Foreign exchange banks, as well as foreign bank branches in Korea, are authorized by the Minister of Finance or the BOK to engage in commercial international banking and dealings in all foreign exchange, with the exception of those expressly prohibited. Their role in foreign exchange regulation is important in as much as they are authorized to screen and give approval to most of the transactions listed in the FECA as well as to license exports and imports according to the FTA. In addition, they undertake the ex post facto management of some of the above transactions. Other institutions such as money-changers, overseas missions of the government, customs houses, post offices and the Office of Supply are administrative bodies of exchange regulation insofar as they perform functions specifically allotted by the FECA.

* Korea is preparing a foreign exchange market reform program for implementation in September 1992.


The Customs Act

The Customs Act provides for customs systems and procedures regarding transportation facilities, bonded areas, transportation, customs clearance, etc., in order to properly control foreign goods and to prevent smuggling.

The laws required for the enforcement of the Customs Act are prescribed by Presidential Decree, Ministerial Notice, Notice of Customs Administration, etc. To encourage exporters and to facilitate customs procedures, the Special Act for Customs Drawback on Raw Materials for Manufacturing Export Goods has been in force since July 1, 1975.

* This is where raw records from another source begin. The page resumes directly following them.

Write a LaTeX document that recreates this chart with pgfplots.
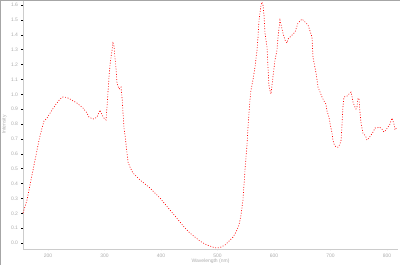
\documentclass[border=0pt]{standalone}
\usepackage{fontspec}
\setmainfont{Liberation Sans}
\usepackage{pgfplots}
\pgfplotsset{compat=1.18}
\begin{document}
\begin{tikzpicture}
\begin{axis}[
  scale only axis, width=375pt, height=249pt,
  xmin=155.75, xmax=819.5, ymin=-0.04, ymax=1.634,
  axis x line*=bottom, axis y line*=left,
  axis line style={gray!40, line width=0.6pt},
  xtick={200,300,400,500,600,700,800},
  ytick={0,0.1,0.2,0.3,0.4,0.5,0.6,0.7,0.8,0.9,1.0,1.1,1.2,1.3,1.4,1.5,1.6},
  yticklabel style={/pgf/number format/fixed, /pgf/number format/fixed zerofill, /pgf/number format/precision=1},
  /pgf/number format/assume math mode=true,
  tick label style={font=\tiny, text=gray!65},
  tick align=outside, major tick length=1.5pt,
  tick style={black, line width=0.5pt},
  xlabel={Wavelength (nm)}, ylabel={Intensity},
  label style={font=\tiny, text=gray!65},
  xlabel style={at={(axis description cs:0.5,-0.048)}, anchor=center},
  ylabel style={at={(axis description cs:-0.05,0.5)}, anchor=center, rotate=0},
  clip=false,
]
\addplot[red, line width=0.65pt, dash pattern=on 0.9pt off 1.7pt] coordinates {
(155.8,0.202) (162.8,0.289) (168.1,0.390) (173.5,0.491) (178.8,0.592) (184.1,0.692)
(189.4,0.773) (192.9,0.820) (198.2,0.840) (207.1,0.894) (214.2,0.934) (221.2,0.968)
(226.5,0.982) (233.6,0.978) (238.9,0.968) (251.3,0.941) (261.9,0.908) (269.0,0.874)
(272.6,0.847) (276.1,0.840) (281.4,0.834) (286.7,0.847) (292.0,0.894) (295.6,0.861)
(299.1,0.840) (302.7,0.827) (304.4,0.914) (306.2,1.015) (308.0,1.116) (309.7,1.197)
(313.3,1.297) (315.0,1.345) (316.8,1.324) (318.6,1.244) (320.4,1.176) (322.1,1.076)
(325.7,1.035) (329.2,1.049) (331.0,0.982) (332.7,0.881) (334.5,0.773) (336.3,0.726)
(339.8,0.605) (341.6,0.545) (345.1,0.511) (350.4,0.471) (357.5,0.444) (362.8,0.424)
(371.7,0.397) (380.5,0.370) (389.4,0.336) (398.2,0.303) (407.1,0.262) (415.9,0.222)
(424.8,0.182) (433.6,0.141) (442.5,0.101) (451.3,0.067) (460.2,0.040) (469.0,0.013)
(477.9,-0.007) (486.7,-0.020) (493.8,-0.030) (499.1,-0.034) (506.2,-0.027) (513.3,-0.013)
(520.4,0.013) (527.4,0.040) (532.8,0.074) (538.1,0.121) (541.6,0.188) (545.1,0.289)
(548.7,0.491) (552.2,0.659) (554.0,0.780) (555.8,0.874) (557.5,0.961) (559.3,1.029)
(562.8,1.096) (566.4,1.183) (569.9,1.297) (571.7,1.385) (573.5,1.499) (577.0,1.600)
(578.8,1.620) (580.5,1.600) (582.3,1.533) (584.1,1.412) (587.6,1.318) (589.4,1.183)
(591.2,1.049) (594.7,1.002) (598.2,1.116) (601.8,1.230) (605.3,1.297) (607.1,1.385)
(610.6,1.499) (615.9,1.412) (619.5,1.365) (623.0,1.345) (624.8,1.371) (631.9,1.398)
(637.2,1.418) (642.5,1.479) (649.6,1.506) (654.9,1.486) (660.2,1.466) (667.3,1.385)
(669.0,1.250) (674.4,1.143) (677.9,1.049) (685.0,0.982) (688.5,0.955) (692.0,0.934)
(693.8,0.887) (697.3,0.847) (699.1,0.807) (702.7,0.739) (704.4,0.692) (706.2,0.666)
(709.7,0.645) (713.3,0.645) (715.0,0.652) (718.6,0.686) (720.4,0.793) (722.1,0.921)
(723.9,0.982) (729.2,0.988) (732.7,1.002) (736.3,1.015) (738.1,0.988) (739.8,0.948)
(743.4,0.914) (745.1,0.901) (746.9,0.914) (748.7,0.975) (750.4,0.968) (752.2,0.881)
(754.0,0.807) (757.5,0.739) (759.3,0.733) (762.8,0.713) (764.6,0.692) (768.1,0.706)
(771.7,0.726) (775.2,0.746) (778.8,0.773) (782.3,0.773) (785.8,0.780) (789.4,0.773)
(791.2,0.766) (794.7,0.746) (798.2,0.760) (801.8,0.780) (805.3,0.800) (808.8,0.840)
(810.6,0.820) (812.4,0.800) (814.2,0.760) (817.7,0.780)
};
\end{axis}
\pgfresetboundingbox
\useasboundingbox ([xshift=-23pt,yshift=-16pt]current axis.south west) rectangle ([xshift=2pt]current axis.north east);
\draw[gray!70, line width=1.2pt] ([xshift=-22.4pt,yshift=-16pt]current axis.south west) -- ([xshift=-22.4pt,yshift=-0.6pt]current axis.north west) -- ([xshift=2pt,yshift=-0.6pt]current axis.north east);
\end{tikzpicture}
\end{document}
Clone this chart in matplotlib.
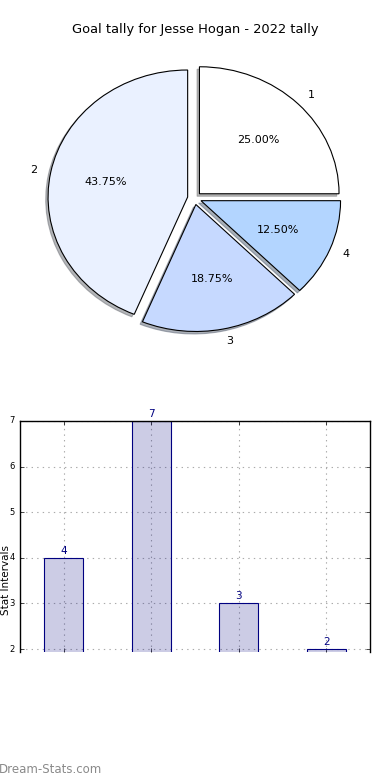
import matplotlib
matplotlib.use('Agg')
import matplotlib.pyplot as plt

# data
labels = ['1', '2', '3', '4']
goals = [4, 7, 3, 2]
pie_colors = ['#ffffff', '#eaf1ff', '#c6d9ff', '#b3d5ff']
title = 'Goal tally for Jesse Hogan - 2022 tally'

plt.style.use('classic')
fig = plt.figure(figsize=(3.9, 7.8), dpi=100, facecolor='white')

# pie
ax1 = fig.add_axes([20/390., 1 - 357/780., 349/390., 317.5/780.])
wedges, texts, autotexts = ax1.pie(goals, labels=labels, colors=pie_colors,
                                   explode=[0.05]*4, startangle=0,
                                   shadow={'ox': -0.012, 'oy': -0.014, 'shade': 0.55},
                                   autopct='%1.2f%%',
                                   wedgeprops={'linewidth': 0.8, 'edgecolor': 'black'},
                                   textprops={'fontsize': 8, 'family': 'DejaVu Sans'})
ax1.set_aspect('auto')
ax1.set_xlim(-1.25, 1.25)
ax1.set_ylim(-1.25, 1.25)
fig.text(0.5, 1 - 30/780., title, ha='center', va='center', fontsize=9.4, family='DejaVu Sans')

# bars
ax2 = fig.add_axes([20/390., 1 - 652/780., 350/390., 231/780.])
x = range(len(goals))
ax2.bar(x, goals, width=0.45, align='center', color='navy', alpha=0.2, edgecolor='none')
ax2.bar(x, goals, width=0.45, align='center', color='none', edgecolor='navy', linewidth=0.8)
for i, v in enumerate(goals):
    ax2.text(i, v + 0.05, str(v), ha='center', va='bottom', color='navy', fontsize=7.5, family='DejaVu Sans')
ax2.set_xlim(-0.5, 3.5)
ax2.set_ylim(1.935, 7)
ax2.set_xticks(list(x))
ax2.set_xticklabels([])
ax2.set_yticks([2, 3, 4, 5, 6, 7])
ax2.tick_params(labelsize=6, length=3)
ax2.grid(True, color='#aaaaaa', linestyle=':', linewidth=0.8)
ax2.set_axisbelow(True)
ax2.spines['bottom'].set_visible(False)
ax2.set_ylabel('Stat Intervals', fontsize=7.5, family='DejaVu Sans')
ax2.yaxis.set_label_coords(-0.027, 0.31)

fig.text(-0.002, 0.4/78., 'Dream-Stats.com', fontsize=8.5, color='#8a8a8a', ha='left', va='bottom',
         family='DejaVu Sans')

fig.savefig('out.png', dpi=100, facecolor='white')
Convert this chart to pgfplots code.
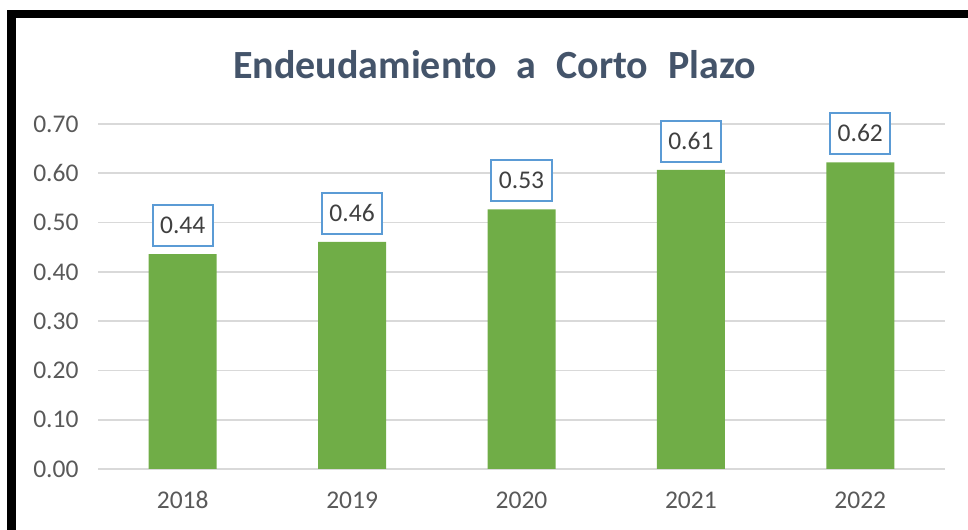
\documentclass[border=0pt]{standalone}
\usepackage{fontspec}
\setmainfont{Carlito}
\usepackage{pgfplots}
\pgfplotsset{compat=1.18}
\definecolor{bargreen}{HTML}{70AD47}
\definecolor{titleblue}{HTML}{44546A}
\definecolor{ticktext}{HTML}{595959}
\definecolor{gridgray}{HTML}{D9D9D9}
\definecolor{boxblue}{HTML}{5B9BD5}
\definecolor{labeltext}{HTML}{404040}

\begin{document}
\begin{tikzpicture}
\useasboundingbox (0,0) rectangle (968bp,530bp);
% frame
\draw[line width=8.5bp, line join=miter] (11.5bp,0) -- (11.5bp,516bp) -- (968bp,516bp);
% title
\node[anchor=base, text=titleblue, font=\fontsize{40bp}{44bp}\selectfont\bfseries]
  at (494.5bp,451bp) {Endeudamiento\hspace{0.27em} a\hspace{0.27em} Corto\hspace{0.27em} Plazo};

\begin{axis}[
  at={(98bp,61bp)}, anchor=south west,
  scale only axis, width=847bp, height=345bp,
  xmin=-0.5, xmax=4.5, ymin=0, ymax=0.7,
  axis line style={draw=none},
  ymajorgrids, grid style={gridgray, line width=1.8bp},
  ytick={0,0.1,0.2,0.3,0.4,0.5,0.6,0.7},
  xtick={0,1,2,3,4}, xticklabels={2018,2019,2020,2021,2022},
  major tick length=0pt,
  /pgf/number format/assume math mode=true,
  yticklabel style={/pgf/number format/fixed, /pgf/number format/fixed zerofill,
    /pgf/number format/precision=2, text=ticktext, font=\fontsize{25.5bp}{28bp}\selectfont,
    xshift=-16bp},
  xticklabel style={text=ticktext, font=\fontsize{25.5bp}{28bp}\selectfont, yshift=-19bp},
  ybar, bar width=68bp,
  point meta=explicit symbolic,
  nodes near coords,
  every node near coord/.append style={anchor=south, yshift=8bp, fill=white,
    draw=boxblue, line width=2bp, outer sep=0pt, inner xsep=7.5bp, inner ysep=12.5bp,
    text=labeltext, text height=16bp, text depth=0pt,
    font=\fontsize{25.5bp}{28bp}\selectfont},
]
\addplot[fill=bargreen, draw=none] coordinates {
  (0,0.436) [0.44]
  (1,0.461) [0.46]
  (2,0.527) [0.53]
  (3,0.607) [0.61]
  (4,0.622) [0.62]
};
\end{axis}
\end{tikzpicture}
\end{document}
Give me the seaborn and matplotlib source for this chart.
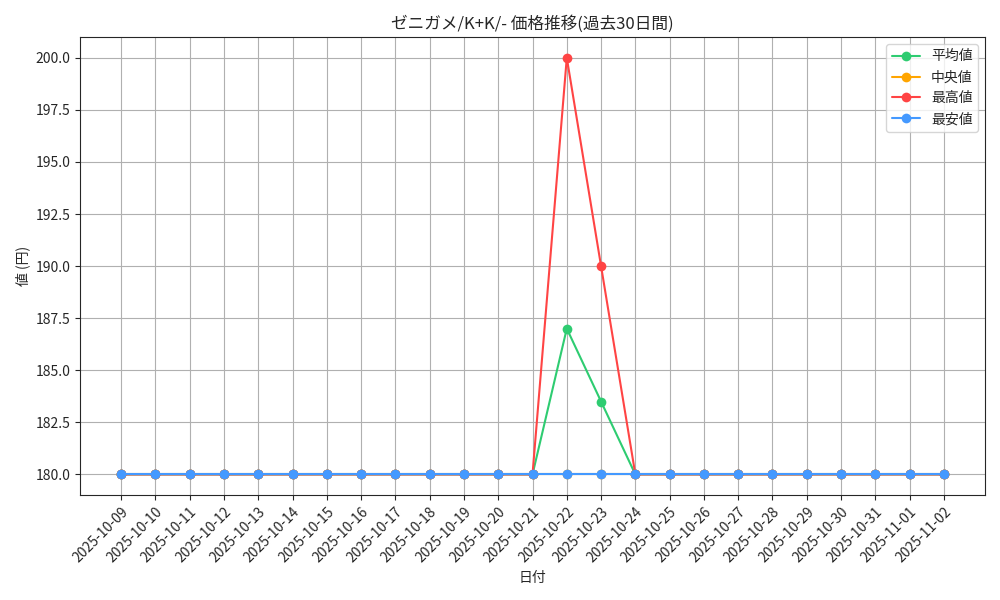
import matplotlib
matplotlib.use("Agg")
import matplotlib.pyplot as plt
import seaborn as sns
import pandas as pd

dates = pd.date_range("2025-10-09", "2025-11-02").strftime("%Y-%m-%d").tolist()
avg_values = [180] * 13 + [187, 183.5] + [180] * 10
median_values = [180] * 25
max_values = [180] * 13 + [200, 190] + [180] * 10
min_values = [180] * 25

series = [
    ("平均値", avg_values, "#2ecc71"),
    ("中央値", median_values, "#ffa500"),
    ("最高値", max_values, "#ff4444"),
    ("最安値", min_values, "#4499ff"),
]

sns.set_style("ticks")
plt.rcParams["font.family"] = ["Noto Sans CJK JP", "DejaVu Sans"]

fig, ax = plt.subplots(figsize=(10, 6), dpi=100)
x = list(range(len(dates)))
for label, values, color in series:
    sns.lineplot(x=x, y=values, ax=ax, label=label, color=color, marker="o",
                 markersize=7, markeredgewidth=0, linewidth=1.5)

ax.set_xticks(x)
ax.set_xticklabels(dates, rotation=45, ha="right", rotation_mode="anchor")
ax.grid(True, color="#b0b0b0", linewidth=0.8)
ax.set_title("ゼニガメ/K+K/- 価格推移(過去30日間)")
ax.set_xlabel("日付")
ax.set_ylabel("値 (円)")
ax.legend(loc="upper right")
fig.tight_layout()
fig.savefig("out.png")
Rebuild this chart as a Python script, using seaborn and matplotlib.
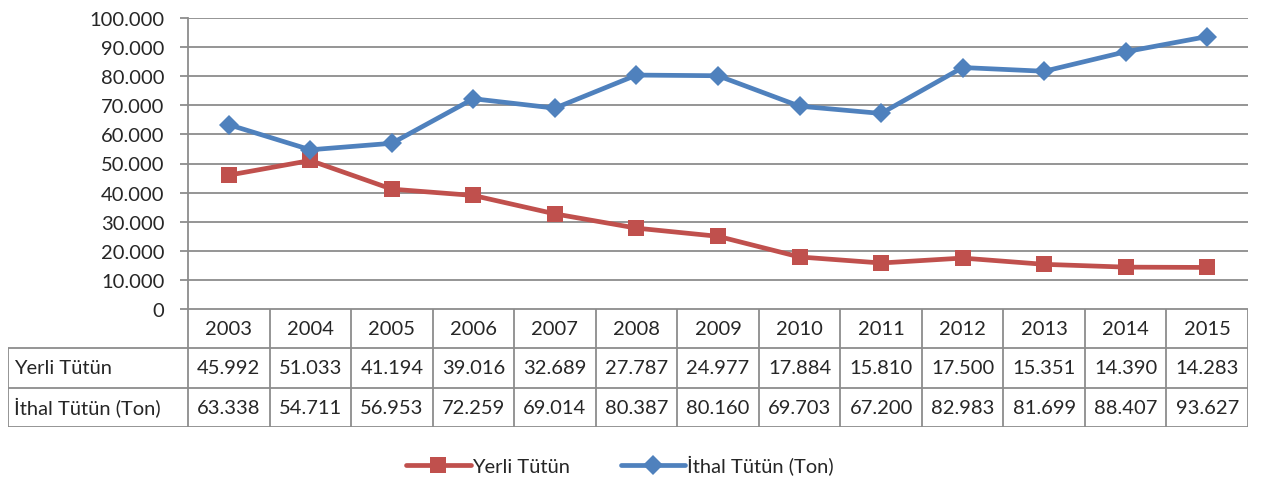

Since 1988, the Korean Customs Tariff Schedule, which is attached to the Act, has been based on the Harmonized Commodity Description and Coding system. The Harmonized system (H.S.) consists of rules for the interpretation of tariff schedules, 21 sections, 97 chapters and 5,019 headings and subheadings.

Under the Act, the tariff application order, valuation of goods and declaration of price are provided. It also allows some flexibility to reduce, exempt, refund and/or pay installment customs duty to accommodate changes in economic, social, educational and other government policies, and is in compliance with the provisions of international conventions, international practices or courtesies.